- [Available data]
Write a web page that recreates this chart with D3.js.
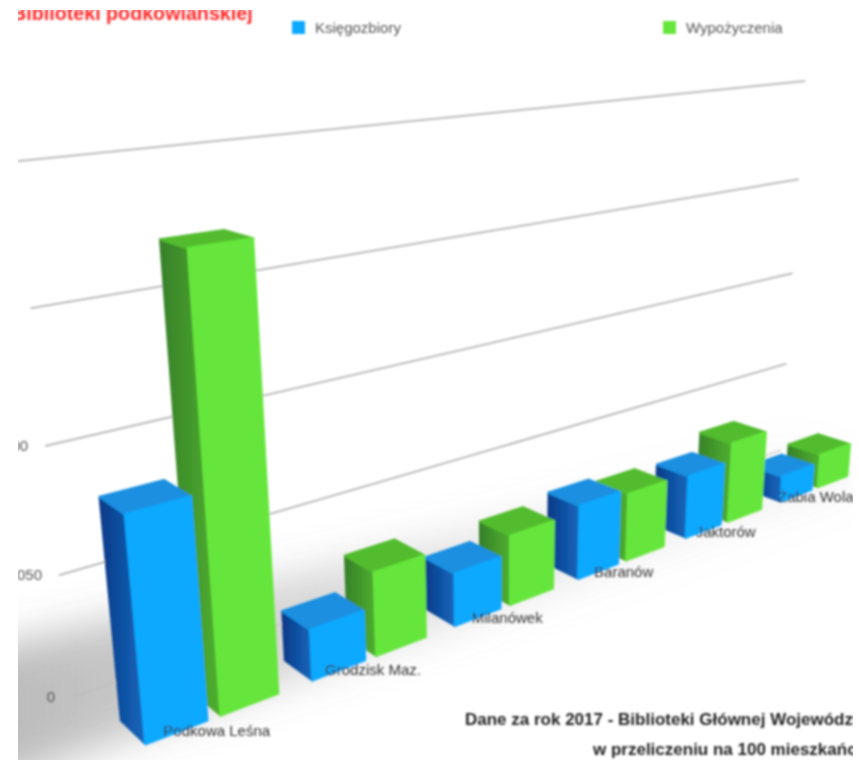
<!DOCTYPE html>
<html>
<head>
<meta charset="utf-8">
<script src="https://cdnjs.cloudflare.com/ajax/libs/d3/7.8.5/d3.min.js"></script>
<style>
  html, body { margin: 0; padding: 0; background: #fff; }
  svg { display: block; font-family: "Liberation Sans", Arial, sans-serif; }
</style>
</head>
<body>
<svg id="chart" width="859" height="760"></svg>
<script>
// Chart data
let categories = ["Podkowa Leśna", "Grodzisk Maz.", "Milanówek", "Baranów", "Jaktorów", "Żabia Wola"];
let ksiegozbiory = [1830, 446, 493, 725, 647, 276];
let wypozyczenia = [3630, 755, 664, 677, 841, 369];
let tickValues = [0, 1050, 2100, 3150, 4200];
let tickLabels = [0, 1050, 2100];
let seriesNames = ["Księgozbiory", "Wypożyczenia"];
let seriesColors = [
  {front: "#0fa9ff", top: "#1a8fe0", dark: "#0a3a88", light: "#1668bd"},
  {front: "#66e63c", top: "#52bc2e", dark: "#37802a", light: "#4fb02f"}
];

// Camera: screen position of the origin and the three vanishing points
let origin = [72, 697], vpX = [2270, -68], vpY = [500, 4700], vpZ = [-645, -19];
let perspX = 0.08, perspY = -0.0295, perspZ = -0.03;

function project(X, Y, Z) {
  let p = perspX * X, r = perspY * Y, q = perspZ * Z;
  let w = 1 + p + r + q;
  return [
    (origin[0] + p * vpX[0] + r * vpY[0] + q * vpZ[0]) / w,
    (origin[1] + p * vpX[1] + r * vpY[1] + q * vpZ[1]) / w
  ];
}

// Scales from data to world units
let xBand = d3.scaleBand().domain(categories).range([0, 6]);
let xSeries = d3.scaleBand().domain(seriesNames).range([-0.005, xBand.bandwidth() - 0.005])
  .paddingInner(0.186).paddingOuter(0.256);
let xLabel = d3.scalePoint().domain(categories).range([0.42, 5.29]);
let yWorld = d3.scaleLinear().domain([0, 1050]).range([0, 1]);
let barBack = 1.35, barFront = 2.35, labelDepth = 2.93, wallEnd = 5.95;

let line = d3.line();
let svg = d3.select("#chart");
let defs = svg.append("defs");

defs.append("clipPath").attr("id", "frame").append("rect")
  .attr("x", 18).attr("y", 10).attr("width", 835).attr("height", 750);
defs.append("filter").attr("id", "soft")
  .attr("filterUnits", "userSpaceOnUse")
  .attr("x", 0).attr("y", 0).attr("width", 859).attr("height", 760)
  .append("feGaussianBlur").attr("stdDeviation", 1.05);
defs.append("filter").attr("id", "shadowBlur")
  .attr("filterUnits", "userSpaceOnUse")
  .attr("x", -300).attr("y", 300).attr("width", 1300).attr("height", 800)
  .append("feGaussianBlur").attr("stdDeviation", 20);

let shadowGrad = defs.append("linearGradient").attr("id", "shadowGrad")
  .attr("gradientUnits", "userSpaceOnUse")
  .attr("x1", 18).attr("x2", 720).attr("y1", 0).attr("y2", 0);
shadowGrad.append("stop").attr("offset", 0).attr("stop-color", "#666").attr("stop-opacity", 0.44);
shadowGrad.append("stop").attr("offset", 0.45).attr("stop-color", "#777").attr("stop-opacity", 0.28);
shadowGrad.append("stop").attr("offset", 1).attr("stop-color", "#999").attr("stop-opacity", 0.12);

seriesColors.forEach(function(c, i) {
  let g = defs.append("linearGradient").attr("id", "side" + i);
  g.append("stop").attr("offset", 0).attr("stop-color", c.dark);
  g.append("stop").attr("offset", 1).attr("stop-color", c.light);
});

let frame = svg.append("g").attr("clip-path", "url(#frame)");

// Shadow on the floor
frame.append("path")
  .attr("d", line([project(-1, 0.75, 0.5), project(6, 0, 0.3), project(6, 0, 2.9), project(-1, 0, 1.8)]) + "Z")
  .attr("fill", "url(#shadowGrad)")
  .attr("filter", "url(#shadowBlur)");

let chart = frame.append("g").attr("filter", "url(#soft)");

// Gridlines on the back wall
chart.selectAll("path.grid")
  .data(tickValues)
  .enter().append("path")
    .attr("class", "grid")
    .attr("d", function(d) { return line([project(0, yWorld(d), 0), project(wallEnd, yWorld(d), 0)]); })
    .attr("stroke", "#bcbcbc")
    .attr("stroke-opacity", function(d) { return d == 0 ? 0.5 : 1; })
    .attr("stroke-width", 2)
    .attr("fill", "none");

// Value axis labels
chart.selectAll("text.tick")
  .data(tickLabels)
  .enter().append("text")
    .attr("class", "tick")
    .attr("x", function(d) { return project(0, yWorld(d), 0)[0] - 17; })
    .attr("y", function(d) { return project(0, yWorld(d), 0)[1] + 5; })
    .attr("text-anchor", "end")
    .attr("font-size", 15)
    .attr("fill", "#555")
    .text(function(d) { return d; });

// Bars, flattened and drawn from right to left so nearer ones cover farther ones
let bars = [];
categories.forEach(function(cat, i) {
  [ksiegozbiory, wypozyczenia].forEach(function(values, s) {
    bars.push({cat: cat, s: s, value: values[i], x0: xBand(cat) + xSeries(seriesNames[s])});
  });
});
bars.reverse();

function drawFace(g, points, fill) {
  g.append("path")
    .attr("d", line(points) + "Z")
    .attr("fill", fill)
    .attr("stroke", fill)
    .attr("stroke-width", 2.5)
    .attr("stroke-linejoin", "round");
}

bars.forEach(function(d) {
  let g = chart.append("g").attr("class", "bar");
  let colors = seriesColors[d.s];
  let x0 = d.x0, x1 = d.x0 + xSeries.bandwidth(), h = yWorld(d.value);
  // left side
  drawFace(g, [project(x0, 0, barBack), project(x0, 0, barFront), project(x0, h, barFront), project(x0, h, barBack)], "url(#side" + d.s + ")");
  // top
  drawFace(g, [project(x0, h, barFront), project(x1, h, barFront), project(x1, h, barBack), project(x0, h, barBack)], colors.top);
  // front
  drawFace(g, [project(x0, 0, barFront), project(x1, 0, barFront), project(x1, h, barFront), project(x0, h, barFront)], colors.front);
});

// Category labels
chart.selectAll("text.cat")
  .data(categories)
  .enter().append("text")
    .attr("class", "cat")
    .attr("x", function(d) { return project(xLabel(d), 0, labelDepth)[0]; })
    .attr("y", function(d) { return project(xLabel(d), 0, labelDepth)[1]; })
    .attr("text-anchor", "middle")
    .attr("font-size", 15)
    .attr("fill", "#333")
    .text(function(d) { return d; });

// Title
chart.append("text")
  .attr("x", 12).attr("y", 20)
  .attr("font-size", 19.7).attr("font-weight", "bold")
  .attr("fill", "#ff2a2a")
  .text("Biblioteki podkowiańskiej");

// Legend
let legendX = [292, 663];
seriesNames.forEach(function(name, i) {
  chart.append("rect")
    .attr("x", legendX[i]).attr("y", 21)
    .attr("width", 13).attr("height", 13)
    .attr("fill", seriesColors[i].front);
  chart.append("text")
    .attr("x", legendX[i] + 23).attr("y", 33)
    .attr("font-size", 15).attr("fill", "#555")
    .text(name);
});

// Note in the corner
chart.append("text")
  .attr("x", 465).attr("y", 725)
  .attr("font-size", 17).attr("font-weight", "bold").attr("fill", "#222")
  .text("Dane za rok 2017 - Biblioteki Głównej Województwa");
chart.append("text")
  .attr("x", 593).attr("y", 755)
  .attr("font-size", 17).attr("font-weight", "bold").attr("fill", "#222")
  .text("w przeliczeniu na 100 mieszkańców");
</script>
</body>
</html>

- [What is being asked]
Print out the material word for word, omitting the pictures.

- [Result for this task]
Write a web page that recreates this chart with D3.js.
<!DOCTYPE html>
<html>
<head>
<meta charset="utf-8">
<script src="https://cdnjs.cloudflare.com/ajax/libs/d3/7.8.5/d3.min.js"></script>
<style>
  html, body { margin: 0; padding: 0; background: #fff; }
  svg { display: block; font-family: "Liberation Sans", Arial, sans-serif; }
</style>
</head>
<body>
<svg id="chart" width="859" height="760"></svg>
<script>
// Chart data
let categories = ["Podkowa Leśna", "Grodzisk Maz.", "Milanówek", "Baranów", "Jaktorów", "Żabia Wola"];
let ksiegozbiory = [1830, 446, 493, 725, 647, 276];
let wypozyczenia = [3630, 755, 664, 677, 841, 369];
let tickValues = [0, 1050, 2100, 3150, 4200];
let tickLabels = [0, 1050, 2100];
let seriesNames = ["Księgozbiory", "Wypożyczenia"];
let seriesColors = [
  {front: "#0fa9ff", top: "#1a8fe0", dark: "#0a3a88", light: "#1668bd"},
  {front: "#66e63c", top: "#52bc2e", dark: "#37802a", light: "#4fb02f"}
];

// Camera: screen position of the origin and the three vanishing points
let origin = [72, 697], vpX = [2270, -68], vpY = [500, 4700], vpZ = [-645, -19];
let perspX = 0.08, perspY = -0.0295, perspZ = -0.03;

function project(X, Y, Z) {
  let p = perspX * X, r = perspY * Y, q = perspZ * Z;
  let w = 1 + p + r + q;
  return [
    (origin[0] + p * vpX[0] + r * vpY[0] + q * vpZ[0]) / w,
    (origin[1] + p * vpX[1] + r * vpY[1] + q * vpZ[1]) / w
  ];
}

// Scales from data to world units
let xBand = d3.scaleBand().domain(categories).range([0, 6]);
let xSeries = d3.scaleBand().domain(seriesNames).range([-0.005, xBand.bandwidth() - 0.005])
  .paddingInner(0.186).paddingOuter(0.256);
let xLabel = d3.scalePoint().domain(categories).range([0.42, 5.29]);
let yWorld = d3.scaleLinear().domain([0, 1050]).range([0, 1]);
let barBack = 1.35, barFront = 2.35, labelDepth = 2.93, wallEnd = 5.95;

let line = d3.line();
let svg = d3.select("#chart");
let defs = svg.append("defs");

defs.append("clipPath").attr("id", "frame").append("rect")
  .attr("x", 18).attr("y", 10).attr("width", 835).attr("height", 750);
defs.append("filter").attr("id", "soft")
  .attr("filterUnits", "userSpaceOnUse")
  .attr("x", 0).attr("y", 0).attr("width", 859).attr("height", 760)
  .append("feGaussianBlur").attr("stdDeviation", 1.05);
defs.append("filter").attr("id", "shadowBlur")
  .attr("filterUnits", "userSpaceOnUse")
  .attr("x", -300).attr("y", 300).attr("width", 1300).attr("height", 800)
  .append("feGaussianBlur").attr("stdDeviation", 20);

let shadowGrad = defs.append("linearGradient").attr("id", "shadowGrad")
  .attr("gradientUnits", "userSpaceOnUse")
  .attr("x1", 18).attr("x2", 720).attr("y1", 0).attr("y2", 0);
shadowGrad.append("stop").attr("offset", 0).attr("stop-color", "#666").attr("stop-opacity", 0.44);
shadowGrad.append("stop").attr("offset", 0.45).attr("stop-color", "#777").attr("stop-opacity", 0.28);
shadowGrad.append("stop").attr("offset", 1).attr("stop-color", "#999").attr("stop-opacity", 0.12);

seriesColors.forEach(function(c, i) {
  let g = defs.append("linearGradient").attr("id", "side" + i);
  g.append("stop").attr("offset", 0).attr("stop-color", c.dark);
  g.append("stop").attr("offset", 1).attr("stop-color", c.light);
});

let frame = svg.append("g").attr("clip-path", "url(#frame)");

// Shadow on the floor
frame.append("path")
  .attr("d", line([project(-1, 0.75, 0.5), project(6, 0, 0.3), project(6, 0, 2.9), project(-1, 0, 1.8)]) + "Z")
  .attr("fill", "url(#shadowGrad)")
  .attr("filter", "url(#shadowBlur)");

let chart = frame.append("g").attr("filter", "url(#soft)");

// Gridlines on the back wall
chart.selectAll("path.grid")
  .data(tickValues)
  .enter().append("path")
    .attr("class", "grid")
    .attr("d", function(d) { return line([project(0, yWorld(d), 0), project(wallEnd, yWorld(d), 0)]); })
    .attr("stroke", "#bcbcbc")
    .attr("stroke-opacity", function(d) { return d == 0 ? 0.5 : 1; })
    .attr("stroke-width", 2)
    .attr("fill", "none");

// Value axis labels
chart.selectAll("text.tick")
  .data(tickLabels)
  .enter().append("text")
    .attr("class", "tick")
    .attr("x", function(d) { return project(0, yWorld(d), 0)[0] - 17; })
    .attr("y", function(d) { return project(0, yWorld(d), 0)[1] + 5; })
    .attr("text-anchor", "end")
    .attr("font-size", 15)
    .attr("fill", "#555")
    .text(function(d) { return d; });

// Bars, flattened and drawn from right to left so nearer ones cover farther ones
let bars = [];
categories.forEach(function(cat, i) {
  [ksiegozbiory, wypozyczenia].forEach(function(values, s) {
    bars.push({cat: cat, s: s, value: values[i], x0: xBand(cat) + xSeries(seriesNames[s])});
  });
});
bars.reverse();

function drawFace(g, points, fill) {
  g.append("path")
    .attr("d", line(points) + "Z")
    .attr("fill", fill)
    .attr("stroke", fill)
    .attr("stroke-width", 2.5)
    .attr("stroke-linejoin", "round");
}

bars.forEach(function(d) {
  let g = chart.append("g").attr("class", "bar");
  let colors = seriesColors[d.s];
  let x0 = d.x0, x1 = d.x0 + xSeries.bandwidth(), h = yWorld(d.value);
  // left side
  drawFace(g, [project(x0, 0, barBack), project(x0, 0, barFront), project(x0, h, barFront), project(x0, h, barBack)], "url(#side" + d.s + ")");
  // top
  drawFace(g, [project(x0, h, barFront), project(x1, h, barFront), project(x1, h, barBack), project(x0, h, barBack)], colors.top);
  // front
  drawFace(g, [project(x0, 0, barFront), project(x1, 0, barFront), project(x1, h, barFront), project(x0, h, barFront)], colors.front);
});

// Category labels
chart.selectAll("text.cat")
  .data(categories)
  .enter().append("text")
    .attr("class", "cat")
    .attr("x", function(d) { return project(xLabel(d), 0, labelDepth)[0]; })
    .attr("y", function(d) { return project(xLabel(d), 0, labelDepth)[1]; })
    .attr("text-anchor", "middle")
    .attr("font-size", 15)
    .attr("fill", "#333")
    .text(function(d) { return d; });

// Title
chart.append("text")
  .attr("x", 12).attr("y", 20)
  .attr("font-size", 19.7).attr("font-weight", "bold")
  .attr("fill", "#ff2a2a")
  .text("Biblioteki podkowiańskiej");

// Legend
let legendX = [292, 663];
seriesNames.forEach(function(name, i) {
  chart.append("rect")
    .attr("x", legendX[i]).attr("y", 21)
    .attr("width", 13).attr("height", 13)
    .attr("fill", seriesColors[i].front);
  chart.append("text")
    .attr("x", legendX[i] + 23).attr("y", 33)
    .attr("font-size", 15).attr("fill", "#555")
    .text(name);
});

// Note in the corner
chart.append("text")
  .attr("x", 465).attr("y", 725)
  .attr("font-size", 17).attr("font-weight", "bold").attr("fill", "#222")
  .text("Dane za rok 2017 - Biblioteki Głównej Województwa");
chart.append("text")
  .attr("x", 593).attr("y", 755)
  .attr("font-size", 17).attr("font-weight", "bold").attr("fill", "#222")
  .text("w przeliczeniu na 100 mieszkańców");
</script>
</body>
</html>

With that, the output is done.